A few blocks away, the Gibbes Museum also hosts two drastically differing exhibitions focusing on the war. A Soldier’s View of Civil War Charleston features 19th century paintings by Confederate soldier Conrad Wise Chapman. Chapman sketched each of his scenes between 1863 and 1864, then developed them into paintings while on furlough in Rome in 1864. Six of the paintings are attributed to his father, who helped with the process. Pamela Wall, the Gibbes’ curator of exhibitions, points out that Chapman’s paintings give context to the historical sites around the harbor and allow us to visualize the events that took place here during the war.
The museum also investigates slavery with Stephen Marc: Passage on the Underground Railroad. Marc, a contemporary photographer, traveled across 30 states and through Canada to take images of more than 100 historical sites, including plantations, to help tell the story of the Underground Railroad.
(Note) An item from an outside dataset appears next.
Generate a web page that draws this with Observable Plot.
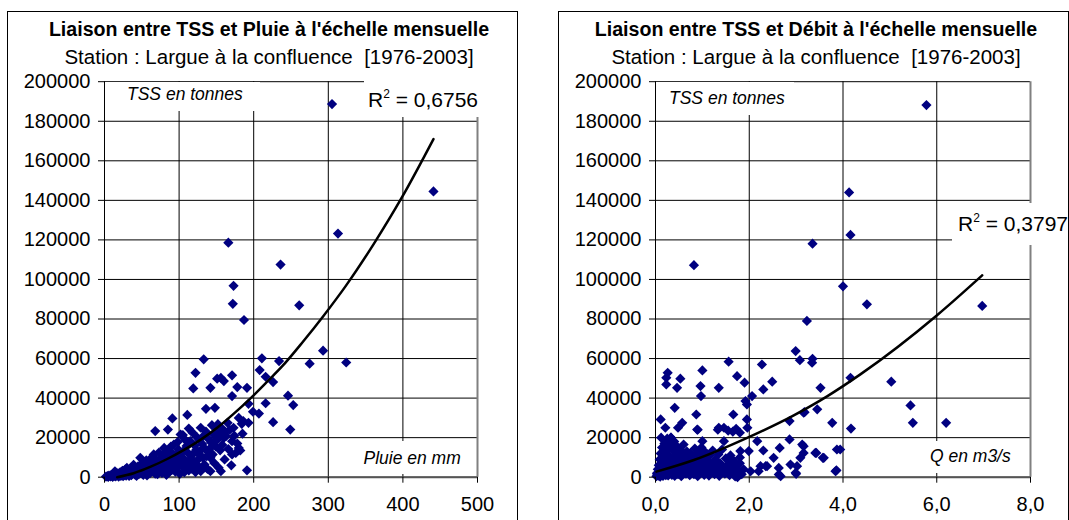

Through his use of photo montages, Marc’s images depict the slaves who traveled the railroad as well as the abolitionists who helped them along their journey. “Beyond documentation, Marc’s work examines how the past is manifest in the present and challenges viewers to consider the legacy of slavery in contemporary society,” Wall says.
Each of the exhibitions aim to inform viewers about the devastation and chaos of the war, reminding them how far the city of Charleston has come since that time. “We have an obligation to think of these things and not look away,” Moryl says. “All together, it makes you think about what’s really important in this world.”